--- Start of Available data ---

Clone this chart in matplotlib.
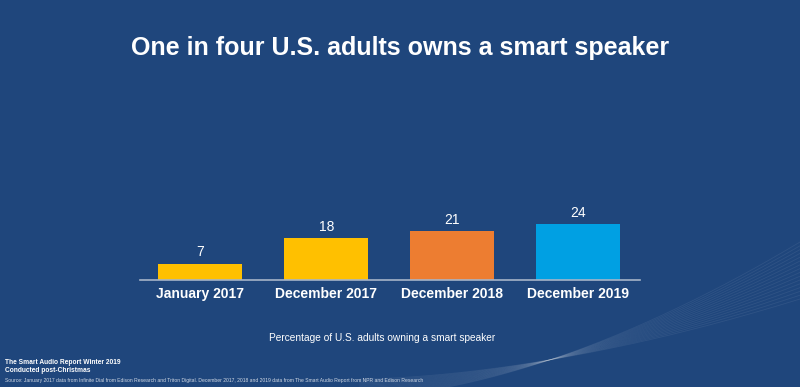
import numpy as np
import matplotlib.pyplot as plt

# data
categories = ["January 2017", "December 2017", "December 2018", "December 2019"]
values = [7, 18, 21, 24]
bar_colors = ["#FFC000", "#FFC000", "#ED7D31", "#00A0E3"]

bg = "#1F467C"

plt.rcParams['font.family'] = ['Liberation Sans', 'DejaVu Sans']
fig = plt.figure(figsize=(8, 3.87), dpi=100, facecolor=bg)

# decorative wave lines in the lower right
deco = fig.add_axes([0, 0, 1, 1], zorder=0)
deco.set_xlim(0, 800)
deco.set_ylim(387, 0)
deco.axis("off")
xs = np.linspace(360, 800, 200)
for k in range(16):
    t = (xs - 360) / 440
    ys = 387 - 8 - (80 + k * 5) * t ** 1.7 + k * 1.2
    deco.plot(xs, ys, color="white", alpha=0.07, lw=0.6)

ax = fig.add_axes([0.175, 0.2765, 0.625, 0.26], zorder=1)
ax.set_facecolor("none")
x = np.arange(len(categories))
ax.bar(x, values, width=0.667, color=bar_colors)
ax.set_xlim(-0.48, 3.49)
ax.set_ylim(0, 43.5)

for xi, v in zip(x, values):
    ax.text(xi, v + 2.0, str(v), ha="center", va="bottom", color="white", fontsize=10)

ax.set_xticks(x)
ax.set_xticklabels(categories, fontsize=10, fontweight="bold", color="white")
ax.tick_params(axis="x", length=0, pad=5)
ax.set_yticks([])
for s in ["top", "right", "left"]:
    ax.spines[s].set_visible(False)
ax.spines["bottom"].set_color("#A6B4C8")
ax.spines["bottom"].set_linewidth(1.2)

fig.text(0.5, 0.877, "One in four U.S. adults owns a smart speaker", ha="center", va="center",
         color="white", fontsize=18, fontweight="bold")
fig.text(0.478, 0.126, "Percentage of U.S. adults owning a smart speaker", ha="center", va="center",
         color="white", fontsize=7.3)
fig.text(0.006, 0.064, "The Smart Audio Report Winter 2019", ha="left", va="center",
         color="white", fontsize=4.8, fontweight="bold")
fig.text(0.006, 0.043, "Conducted post-Christmas", ha="left", va="center",
         color="white", fontsize=4.8, fontweight="bold")
fig.text(0.006, 0.016, "Source: January 2017 data from Infinite Dial from Edison Research and Triton Digital. "
         "December 2017, 2018 and 2019 data from The Smart Audio Report from NPR and Edison Research",
         ha="left", va="center", color="#D0D8E4", fontsize=3.6)

fig.savefig("out.png", dpi=100, facecolor=bg)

--- End of Available data ---

> [Task]: Reproduce the material in full, word for word, and omit the pictures.

> [Response below]:
Clone this chart in matplotlib.
import numpy as np
import matplotlib.pyplot as plt

# data
categories = ["January 2017", "December 2017", "December 2018", "December 2019"]
values = [7, 18, 21, 24]
bar_colors = ["#FFC000", "#FFC000", "#ED7D31", "#00A0E3"]

bg = "#1F467C"

plt.rcParams['font.family'] = ['Liberation Sans', 'DejaVu Sans']
fig = plt.figure(figsize=(8, 3.87), dpi=100, facecolor=bg)

# decorative wave lines in the lower right
deco = fig.add_axes([0, 0, 1, 1], zorder=0)
deco.set_xlim(0, 800)
deco.set_ylim(387, 0)
deco.axis("off")
xs = np.linspace(360, 800, 200)
for k in range(16):
    t = (xs - 360) / 440
    ys = 387 - 8 - (80 + k * 5) * t ** 1.7 + k * 1.2
    deco.plot(xs, ys, color="white", alpha=0.07, lw=0.6)

ax = fig.add_axes([0.175, 0.2765, 0.625, 0.26], zorder=1)
ax.set_facecolor("none")
x = np.arange(len(categories))
ax.bar(x, values, width=0.667, color=bar_colors)
ax.set_xlim(-0.48, 3.49)
ax.set_ylim(0, 43.5)

for xi, v in zip(x, values):
    ax.text(xi, v + 2.0, str(v), ha="center", va="bottom", color="white", fontsize=10)

ax.set_xticks(x)
ax.set_xticklabels(categories, fontsize=10, fontweight="bold", color="white")
ax.tick_params(axis="x", length=0, pad=5)
ax.set_yticks([])
for s in ["top", "right", "left"]:
    ax.spines[s].set_visible(False)
ax.spines["bottom"].set_color("#A6B4C8")
ax.spines["bottom"].set_linewidth(1.2)

fig.text(0.5, 0.877, "One in four U.S. adults owns a smart speaker", ha="center", va="center",
         color="white", fontsize=18, fontweight="bold")
fig.text(0.478, 0.126, "Percentage of U.S. adults owning a smart speaker", ha="center", va="center",
         color="white", fontsize=7.3)
fig.text(0.006, 0.064, "The Smart Audio Report Winter 2019", ha="left", va="center",
         color="white", fontsize=4.8, fontweight="bold")
fig.text(0.006, 0.043, "Conducted post-Christmas", ha="left", va="center",
         color="white", fontsize=4.8, fontweight="bold")
fig.text(0.006, 0.016, "Source: January 2017 data from Infinite Dial from Edison Research and Triton Digital. "
         "December 2017, 2018 and 2019 data from The Smart Audio Report from NPR and Edison Research",
         ha="left", va="center", color="#D0D8E4", fontsize=3.6)

fig.savefig("out.png", dpi=100, facecolor=bg)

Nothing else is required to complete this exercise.